Technical Report Results

Technical Report TR561:
Architectural Support for Database Visualization

Dennis Groth
(May 2002), 230 pages
[PhD Dissertation]
The rapid proliferation and growth of database management systems has resulted in the retention of massive amounts of information for data processing and analysis needs. Many data processing requirements can be satisfied through the use of traditional database languages, such as SQL. These languages retrieve and present query results in record-oriented tables. The table of records format is best for presenting every record, but it cannot give a feel for the overall character of the data set.

Database visualization differs from other types of information visualization due to the diverse nature of the data stored in the database. The attributes used to organize the presentation may not have a regular scale and, in fact, may not even have a semantically meaningful order. Data can be categorized based on whether it has inherent order or scale. For example, numeric data has both an order and a scale. In contrast, geographic data (latitude, longitude) can be easily scaled according to a well-defined metric, yet ordering is not as straightforward. This problem is further complicated by the frequent use of reference values in database systems, for which the order and scale are defined by an external application and cannot be inferred by the type of data.

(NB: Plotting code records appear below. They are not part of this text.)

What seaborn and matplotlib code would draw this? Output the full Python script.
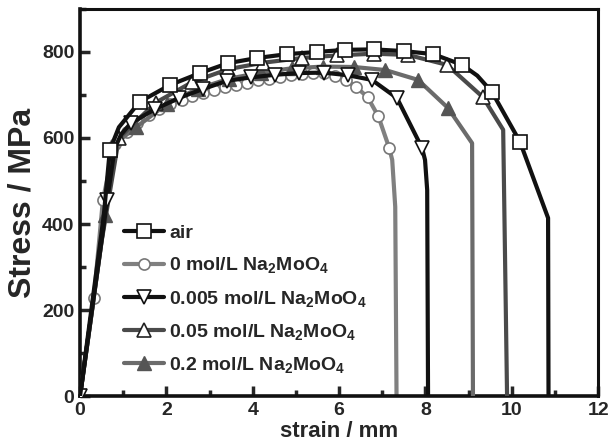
import matplotlib
matplotlib.use("Agg")
import matplotlib.pyplot as plt
from matplotlib.ticker import MultipleLocator
import seaborn as sns

# strain (mm) / stress (MPa)
air_x = [0, 0.30, 0.55, 0.69, 0.90, 1.38, 2.08, 2.78, 3.43, 4.10, 4.80, 5.49, 6.14, 6.81,
         7.50, 8.18, 8.85, 9.20, 9.54, 10.19, 10.84, 10.85]
air_y = [0, 230, 420, 572, 625, 684, 723, 751, 774, 786, 795, 800, 805, 806,
         802, 795, 770, 745, 707, 591, 414, 0]

m0_x = [0, 0.32, 0.53, 0.80, 1.08, 1.33, 1.59, 1.84, 2.09, 2.35, 2.60, 2.85, 3.11, 3.36, 3.61,
        3.87, 4.12, 4.37, 4.63, 4.88, 5.13, 5.39, 5.64, 5.90, 6.15, 6.40, 6.66, 6.91, 7.16,
        7.23, 7.30, 7.33]
m0_y = [0, 228, 456, 585, 614, 636, 653, 667, 679, 689, 698, 705, 712, 718, 724,
        729, 734, 738, 742, 746, 749, 751, 750, 745, 735, 718, 695, 650, 577,
        549, 440, 0]

m005_x = [0, 0.63, 0.80, 0.95, 1.18, 1.74, 2.29, 2.85, 3.41, 3.97, 4.52, 5.08, 5.64, 6.20,
          6.76, 7.34, 7.92, 7.99, 8.04, 8.06]
m005_y = [0, 456, 575, 608, 635, 667, 693, 714, 733, 741, 747, 751, 752, 746,
          735, 693, 577, 549, 479, 0]

m05_x = [0, 0.50, 0.90, 1.75, 2.60, 3.43, 4.24, 5.14, 5.95, 6.81, 7.60, 8.50, 9.33,
         9.80, 9.89]
m05_y = [0, 360, 600, 682, 730, 760, 775, 786, 792, 796, 793, 770, 695,
         619, 0]

m2_x = [0, 0.58, 0.85, 1.30, 2.02, 2.74, 3.46, 4.18, 4.90, 5.63, 6.35, 7.07, 7.83, 8.52,
        9.08, 9.10]
m2_y = [0, 420, 590, 625, 680, 715, 738, 752, 762, 766, 765, 758, 735, 670,
        588, 0]

labels = ["air", "0 mol/L Na$_{2}$MoO$_{4}$", "0.005 mol/L Na$_{2}$MoO$_{4}$",
          "0.05 mol/L Na$_{2}$MoO$_{4}$", "0.2 mol/L Na$_{2}$MoO$_{4}$"]

sns.set_style("ticks")
plt.rcParams["font.family"] = ["Liberation Sans", "DejaVu Sans"]
plt.rcParams["font.weight"] = "bold"
plt.rcParams["mathtext.fontset"] = "custom"
plt.rcParams["mathtext.rm"] = "Liberation Sans:bold"
plt.rcParams["mathtext.default"] = "rm"

fig = plt.figure(figsize=(6.11, 4.48), dpi=100)
ax = fig.add_axes([0.131, 0.116, 0.848, 0.864])

lw = 3
# circles at the bottom, air on top
sns.lineplot(x=m0_x, y=m0_y, sort=False, estimator=None, ax=ax, color="#808080", lw=lw,
             marker="o", ms=8, mfc="white", mec="#777777", mew=1.2,
             markevery=list(range(1, 29)), label=labels[1], zorder=2)
sns.lineplot(x=m2_x, y=m2_y, sort=False, estimator=None, ax=ax, color="#6b6b6b", lw=lw,
             marker="^", ms=10, mfc="#555555", mec="#555555", mew=1.0,
             markevery=[1, 3, 4, 5, 6, 7, 8, 9, 10, 11, 12, 13], label=labels[4], zorder=3)
sns.lineplot(x=m05_x, y=m05_y, sort=False, estimator=None, ax=ax, color="#4a4a4a", lw=lw,
             marker="^", ms=10, mfc="white", mec="#222222", mew=1.2,
             markevery=list(range(2, 13)), label=labels[3], zorder=4)
sns.lineplot(x=m005_x, y=m005_y, sort=False, estimator=None, ax=ax, color="#111111", lw=lw,
             marker="v", ms=10, mfc="white", mec="#111111", mew=1.2,
             markevery=[0, 1] + list(range(4, 17)), label=labels[2], zorder=5)
sns.lineplot(x=air_x, y=air_y, sort=False, estimator=None, ax=ax, color="#111111", lw=lw,
             marker="s", ms=9.5, mfc="white", mec="#111111", mew=1.2,
             markevery=[3] + list(range(5, 17)) + [18, 19], label=labels[0], zorder=6)

ax.set_xlim(0, 12)
ax.set_ylim(0, 900)
ax.xaxis.set_major_locator(MultipleLocator(2))
ax.xaxis.set_minor_locator(MultipleLocator(1))
ax.set_yticks([0, 200, 400, 600, 800])
ax.yaxis.set_minor_locator(MultipleLocator(100))
ax.tick_params(which="major", direction="in", length=7, width=2.5, labelsize=14, pad=4)
ax.tick_params(which="minor", direction="in", length=4, width=2.5)
for lab in ax.get_xticklabels() + ax.get_yticklabels():
    lab.set_fontweight("bold")
for side in ["left", "bottom"]:
    ax.spines[side].set_linewidth(2.6)
for side in ["top", "right"]:
    ax.spines[side].set_linewidth(2.2)
    ax.spines[side].set_visible(True)
for s in ax.spines.values():
    s.set_color("#111111")

ax.set_xlabel("strain / mm", fontsize=16, fontweight="bold", labelpad=2)
ax.set_ylabel("Stress / MPa", fontsize=23, fontweight="bold", labelpad=3)

h, l = ax.get_legend_handles_labels()
order = [l.index(t) for t in labels]
ax.legend([h[i] for i in order], [l[i] for i in order], loc="upper left",
          bbox_to_anchor=(0.059, 0.478), frameon=False,
          handlelength=2.05, handletextpad=0.25, labelspacing=0.68, borderpad=0.2,
          prop={"weight": "bold", "size": 14})

fig.savefig("out.png", dpi=100)
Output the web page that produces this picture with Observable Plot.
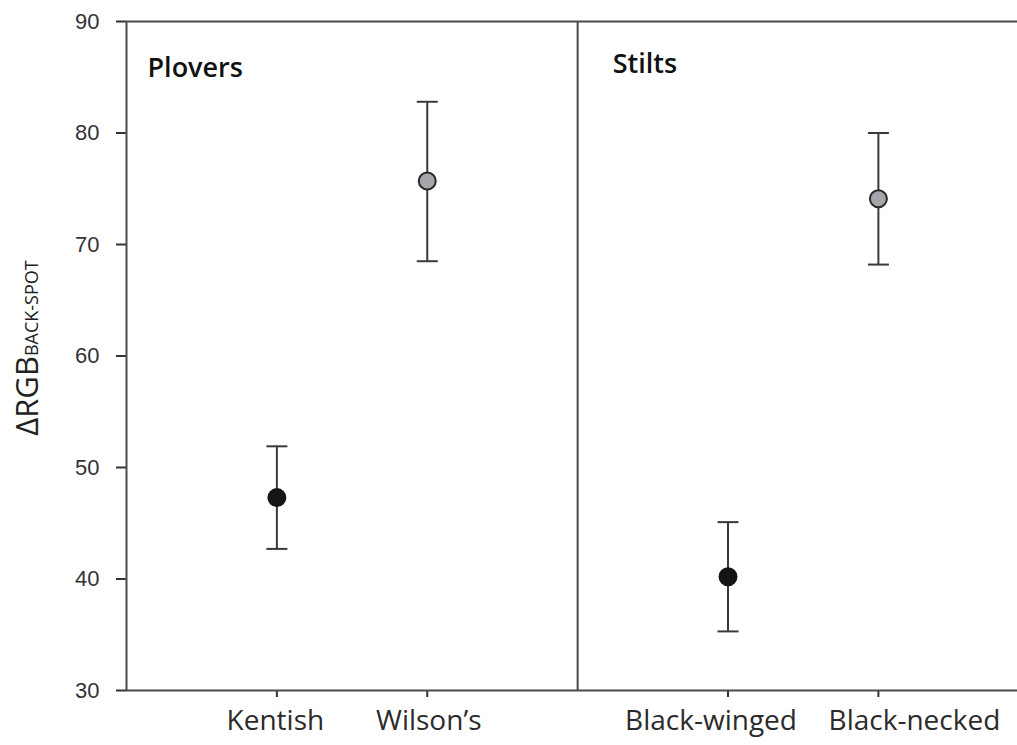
<!DOCTYPE html>
<html>
<head>
<meta charset="utf-8">
<script src="https://cdn.jsdelivr.net/npm/d3@7"></script>
<script src="https://cdn.jsdelivr.net/npm/@observablehq/plot@0.6"></script>
<style>
  html, body { margin: 0; padding: 0; background: #fff; }
  #chart { width: 1017px; height: 745px; }
</style>
</head>
<body>
<div id="chart"></div>
<script>
// ---- data ----
const species = ["Kentish", "Wilson\u2019s", "Black-winged", "Black-necked"];
const groups = ["Plovers", "Plovers", "Stilts", "Stilts"];
const plumage = ["dark", "pale", "dark", "pale"];
const means = [47.3, 75.7, 40.2, 74.1];
const lower = [42.7, 68.5, 35.3, 68.2];
const upper = [51.9, 82.8, 45.1, 80.0];
const groupNames = ["Plovers", "Stilts"];
const yTicks = [30, 40, 50, 60, 70, 80, 90];

// position of each category along x: groups separated by a divider slot
const data = species.map((s, i) => {
  const g = groupNames.indexOf(groups[i]);
  const within = groups.slice(0, i).filter(x => x === groups[i]).length;
  return {species: s, group: groups[i], plumage: plumage[i], mean: means[i], lower: lower[i], upper: upper[i], pos: g * 3 + within + 1};
});
const tickPos = data.map(d => d.pos);
const dividers = groupNames.map((g, i) => i * 3); // 0 = left edge, 3 = divider

// horizontal label nudges (pixels), as set in the original figure
const labelShift = [-1.5, 1.5, -17, 36];

const capSymbol = {draw(ctx) { ctx.moveTo(-10.5, 0); ctx.lineTo(10.5, 0); }};
const lineColor = "#4a4a4a";
const labelFont = "Open Sans, sans-serif";

const labelMarks = data.map((d, i) =>
  Plot.text([d], {x: "pos", y: 30, text: "species", dx: labelShift[i], dy: 20, lineAnchor: "top",
    fontSize: 28, fontFamily: labelFont, fill: "#2b2b2b"}));

const chart = Plot.plot({
  width: 1017,
  height: 745,
  marginLeft: 126,
  marginRight: 0,
  marginTop: 21,
  marginBottom: 55,
  style: {fontFamily: "Liberation Sans, Arial, sans-serif", color: "#2b2b2b", background: "#fff", overflow: "visible"},
  x: {domain: [0, 5.925]},
  y: {domain: [30, 90]},
  color: {domain: ["dark", "pale"], range: ["#151515", "#a5a5ab"]},
  marks: [
    Plot.axisY({ticks: yTicks, tickSize: 10, tickPadding: 17, fontSize: 22, label: null, color: "#333", strokeWidth: 2}),
    Plot.axisX({ticks: tickPos, tickFormat: () => "", tickSize: 7, label: null, color: "#333", strokeWidth: 2}),
    ...labelMarks,
    Plot.ruleY([30, 90], {stroke: lineColor, strokeWidth: 2}),
    Plot.ruleX(dividers, {stroke: lineColor, strokeWidth: 2}),
    Plot.text([groupNames[0]], {x: dividers[0], y: 90, text: d => d, textAnchor: "start", dx: 21, dy: 47,
      fontSize: 27, fontWeight: 600, fontFamily: labelFont, fill: "#111"}),
    Plot.text([groupNames[1]], {x: dividers[1], y: 90, text: d => d, textAnchor: "start", dx: 35, dy: 43,
      fontSize: 27, fontWeight: 600, fontFamily: labelFont, fill: "#111"}),
    Plot.ruleX(data, {x: "pos", y1: "lower", y2: "upper", stroke: "#3a3a3a", strokeWidth: 2}),
    Plot.dot(data, {x: "pos", y: "lower", symbol: capSymbol, r: 5, fill: "none", stroke: "#3a3a3a", strokeWidth: 2}),
    Plot.dot(data, {x: "pos", y: "upper", symbol: capSymbol, r: 5, fill: "none", stroke: "#3a3a3a", strokeWidth: 2}),
    Plot.dot(data, {x: "pos", y: "mean", r: 8.5, fill: "plumage",
      stroke: d => d.plumage === "dark" ? "#151515" : "#2a2a2a", strokeWidth: 2})
  ]
});

// y-axis title with subscript, rotated
const svg = d3.select(chart);
const t = svg.append("text")
  .attr("transform", "translate(38,348) rotate(-90)")
  .attr("text-anchor", "middle")
  .attr("fill", "#222")
  .attr("font-family", labelFont);
t.append("tspan").attr("font-size", 31).text("\u0394RGB");
t.append("tspan").attr("font-size", 18).text("BACK-SPOT");

document.getElementById("chart").appendChild(chart);
</script>
</body>
</html>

This thesis presents a system architecture to address the problem of database visualization. The essential and unique component of this architecture is the mapping functionality, which adds order and/or scale to the data. A map may take into consideration the domain of the data as well as other information. The features of a particular map can be programmed to support a wide variety of visualizations. Naturally, the architecture supports the addition of new maps in a modular fashion. In addition, the architecture contains the following more conventional components: query specification, database storage, filtering, plotting and image display.

In addition to the development of the architecture, we propose to analyze the usability of the database visualization system by conducting an in-depth usability evaluation. The evaluation will be structured to measure the effectiveness and efficiency of users solving realistic problems using the mapping language.